» Exercise instructions
Copy every line that mentions the word "this".

» Supplied entries
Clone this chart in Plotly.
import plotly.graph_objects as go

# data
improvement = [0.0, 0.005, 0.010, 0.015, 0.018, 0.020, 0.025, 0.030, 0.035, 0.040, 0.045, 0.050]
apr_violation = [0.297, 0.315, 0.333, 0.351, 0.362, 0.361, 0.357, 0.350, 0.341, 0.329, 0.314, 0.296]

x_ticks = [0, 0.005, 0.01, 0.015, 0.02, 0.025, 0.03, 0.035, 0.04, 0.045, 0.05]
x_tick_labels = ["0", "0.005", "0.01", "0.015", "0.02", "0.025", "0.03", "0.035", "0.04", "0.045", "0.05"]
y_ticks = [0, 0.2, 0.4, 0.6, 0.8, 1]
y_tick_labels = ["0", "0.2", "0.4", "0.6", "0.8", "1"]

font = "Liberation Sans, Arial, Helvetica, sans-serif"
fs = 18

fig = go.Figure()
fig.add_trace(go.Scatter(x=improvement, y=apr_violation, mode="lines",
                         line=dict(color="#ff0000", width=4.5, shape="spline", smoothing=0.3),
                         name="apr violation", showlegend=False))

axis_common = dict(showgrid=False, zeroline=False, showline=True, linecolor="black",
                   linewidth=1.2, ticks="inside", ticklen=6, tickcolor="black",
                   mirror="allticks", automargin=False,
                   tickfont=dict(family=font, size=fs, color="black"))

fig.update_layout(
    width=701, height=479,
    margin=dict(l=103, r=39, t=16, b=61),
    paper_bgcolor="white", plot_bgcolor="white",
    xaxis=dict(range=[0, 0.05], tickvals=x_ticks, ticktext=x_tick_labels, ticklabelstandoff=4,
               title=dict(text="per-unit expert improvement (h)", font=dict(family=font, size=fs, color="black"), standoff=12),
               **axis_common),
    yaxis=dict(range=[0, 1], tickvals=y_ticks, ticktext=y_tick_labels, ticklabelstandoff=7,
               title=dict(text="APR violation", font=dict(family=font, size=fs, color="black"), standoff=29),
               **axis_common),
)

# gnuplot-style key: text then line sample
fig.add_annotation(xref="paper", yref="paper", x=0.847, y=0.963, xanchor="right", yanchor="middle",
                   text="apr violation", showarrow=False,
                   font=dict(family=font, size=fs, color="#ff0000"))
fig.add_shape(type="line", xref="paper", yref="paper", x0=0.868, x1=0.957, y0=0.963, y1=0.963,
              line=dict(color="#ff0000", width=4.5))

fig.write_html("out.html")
==
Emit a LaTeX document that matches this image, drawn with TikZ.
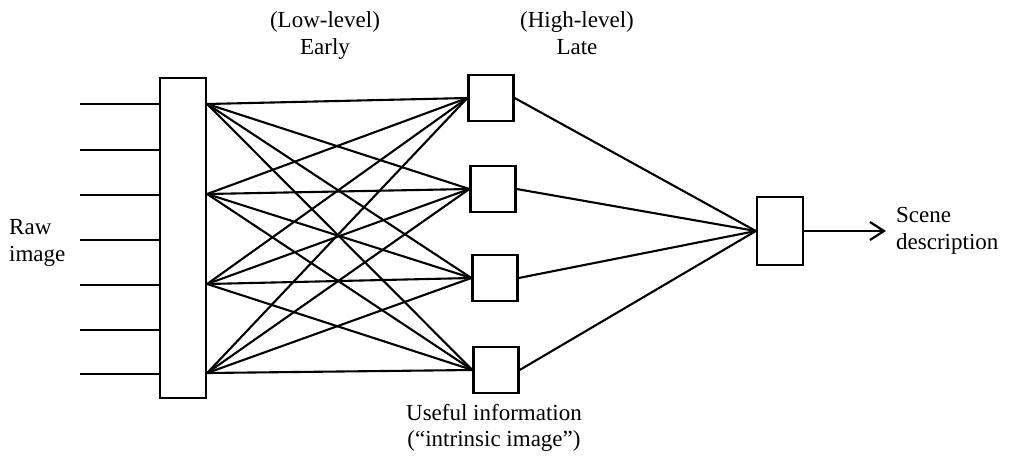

» Exercise solution
Clone this chart in Plotly.
Emit a LaTeX document that matches this image, drawn with TikZ.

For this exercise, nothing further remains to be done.